The uninhabitable Earth : a story of the future,
by David Wallace-Wells. Penguin, 2019.

A book review by Margaret Gwynn

This is a terrifying book, taking as its topic what warming means to the way we live on this planet.
I thought I was reasonably well-informed about the damage being wreaked upon our planet by climate change. But the scale of destruction detailed in this book- fires, heat waves, floods, sea level rise, hurricanes, food shortages, ocean acidification, air pollution, much of it already happening - is deeply shocking.
After twelve chapters devoted to the current and extremely probable effects of climate change, the author turns to the stories we tell ourselves – negative emissions, carbon capture, technological solutions like artificial intelligence, escape to Mars, He says “imagination is not the hard part. We have imagined and even developed some solutions. We just haven’t discovered the political will, economic might and cultural flexibility to install and activate them, because doing so requires … a complete overhaul of the world’s energy systems, transportation, infrastructure and industry and agriculture” p. 178-9. Instead, he says, “the church of technology has instructed us to regard the world beyond our phones as less real, less urgent and less meaningful than the worlds made available to us through our screens” p.184.

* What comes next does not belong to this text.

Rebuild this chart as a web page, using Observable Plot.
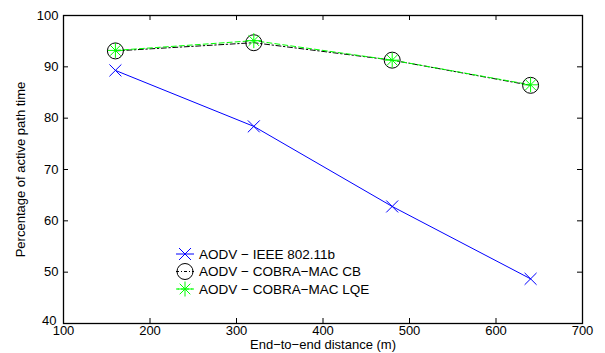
<!DOCTYPE html>
<html><head><meta charset="utf-8">
<script src="https://cdn.jsdelivr.net/npm/d3@7"></script>
<script src="https://cdn.jsdelivr.net/npm/@observablehq/plot@0.6"></script>
<style>
body{margin:0;background:#fff;}
#chart{position:relative;width:605px;height:353px;}
#chart svg{font-family:"Liberation Sans",Arial,Helvetica,sans-serif;}
</style></head><body><div id="chart"></div>
<script>
const distances = [160, 320, 480, 640];
const aodvIEEE = [89.3, 78.4, 62.8, 48.7];
const cobraCB = [93.1, 94.7, 91.3, 86.4];
const cobraLQE = [93.2, 95.1, 91.3, 86.5];
const xTicks = [100, 200, 300, 400, 500, 600, 700];
const yTicks = [40, 50, 60, 70, 80, 90, 100];
const seriesNames = ["AODV \u2212 IEEE 802.11b", "AODV \u2212 COBRA\u2212MAC CB", "AODV \u2212 COBRA\u2212MAC LQE"];
const xLabel = "End\u2212to\u2212end distance (m)";
const yLabel = "Percentage of active path time";

const W = 605, H = 353, mL = 63, mR = 23, mT = 15, mB = 30;
const fw = W - mL - mR, fh = H - mT - mB, tl = 5;
const FONT = '"Liberation Sans", Arial, Helvetica, sans-serif';

const asterisk8 = {
  draw(ctx, size) {
    const r = Math.sqrt(size / Math.PI);
    const d = r * Math.SQRT1_2;
    ctx.moveTo(-r, 0); ctx.lineTo(r, 0);
    ctx.moveTo(0, -r); ctx.lineTo(0, r);
    ctx.moveTo(-d, -d); ctx.lineTo(d, d);
    ctx.moveTo(-d, d); ctx.lineTo(d, -d);
  }
};

const rows = (ys) => distances.map((x, i) => ({x, y: ys[i]}));
const dA = rows(aodvIEEE), dC = rows(cobraCB), dL = rows(cobraLQE);
const yMin = yTicks[0];

const chart = Plot.plot({
  width: W, height: H,
  marginLeft: mL, marginRight: mR, marginTop: mT, marginBottom: mB,
  x: {domain: [100, 700]},
  y: {domain: [40, 100]},
  style: {fontFamily: FONT, fontSize: "13px", background: "#fff", color: "#000"},
  marks: [
    Plot.axisX({ticks: xTicks, tickSize: 0, tickPadding: 2, label: null, fontSize: 13, tickFormat: d => String(d)}),
    Plot.axisY({ticks: yTicks.filter(t => t !== yMin), tickSize: 0, tickPadding: 5, label: null, fontSize: 13, tickFormat: d => String(d)}),
    Plot.axisY({ticks: [yMin], tickSize: 0, tickPadding: 7, dy: -3, label: null, fontSize: 13, tickFormat: d => String(d)}),
    Plot.tickX(xTicks, {x: d => d, insetTop: fh - tl, stroke: "#000", strokeWidth: 1}),
    Plot.tickX(xTicks, {x: d => d, insetBottom: fh - tl, stroke: "#000", strokeWidth: 1}),
    Plot.tickY(yTicks, {y: d => d, insetRight: fw - tl, stroke: "#000", strokeWidth: 1}),
    Plot.tickY(yTicks, {y: d => d, insetLeft: fw - tl, stroke: "#000", strokeWidth: 1}),
    Plot.frame({stroke: "#000", strokeWidth: 1.3}),
    Plot.line(dA, {x: "x", y: "y", stroke: "#0000ff", strokeWidth: 1}),
    Plot.line(dC, {x: "x", y: "y", stroke: "#000", strokeWidth: 1, strokeDasharray: "5,2.5,1.5,2.5"}),
    Plot.line(dL, {x: "x", y: "y", stroke: "#00ff00", strokeWidth: 1, strokeDasharray: "5,3"}),
    Plot.dot(dA, {x: "x", y: "y", symbol: "times", r: 5.5, stroke: "#0000ff", strokeWidth: 1, fill: "none"}),
    Plot.dot(dC, {x: "x", y: "y", symbol: "circle", r: 8, stroke: "#000", strokeWidth: 1, fill: "none"}),
    Plot.dot(dL, {x: "x", y: "y", symbol: asterisk8, r: 7.5, stroke: "#00ff00", strokeWidth: 1, fill: "none"}),
    Plot.text([xLabel], {frameAnchor: "bottom", dy: 25, text: d => d, fontSize: 13, fill: "#000", textAnchor: "middle"}),
    Plot.text([yLabel], {frameAnchor: "left", dx: -43, rotate: -90, text: d => d, fontSize: 13, fill: "#000", textAnchor: "middle"})
  ]
});
document.getElementById("chart").appendChild(chart);

// legend
const svg = d3.select(chart);
const leg = svg.append("g").attr("font-size", 13.5).attr("font-family", FONT).attr("text-anchor", "start");
const legStyles = [
  {stroke: "#0000ff", dash: null, sym: d3.symbolTimes, r: 5.5},
  {stroke: "#000", dash: "3,2,1,2", sym: d3.symbolCircle, r: 8},
  {stroke: "#00ff00", dash: "3,2", sym: asterisk8, r: 7.5}
];
const legY = [254, 271.5, 289];
seriesNames.forEach((name, i) => {
  const s = legStyles[i];
  const g = leg.append("g").attr("transform", `translate(185,${legY[i]})`);
  g.append("line").attr("x1", -9).attr("x2", 9).attr("stroke", s.stroke).attr("stroke-dasharray", s.dash);
  g.append("path").attr("d", d3.symbol(s.sym, s.r * s.r * Math.PI)()).attr("stroke", s.stroke).attr("fill", "none");
  g.append("text").attr("x", 14).attr("dy", "0.35em").attr("fill", "#000").text(name);
});
</script></body></html>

The author concludes that we have thirty years to completely de-carbonise the world before truly devastating climate horrors begin. Environmental panic and despair are already growing, and he lists books advocating withdrawal and detachment.
David Wallace-Wells is not one of those authors, though he leaves it to a footnote to declare his position. We need to become one global people, we need a community of political resistance and a renewed egalitarian energy. “Meaningful, even dramatic change, can be achieved through the familiar paths of voting, organizing and political activity deployed at every level. In other words, I believe in engagement above all, engagement wherever it may help. In fact, I find any other response to the climate crisis morally incomprehensible” p.295.
A hard book to read, but impossible to ignore. Will any other Sea of Faithers be brave enough to tackle it and find ways to act?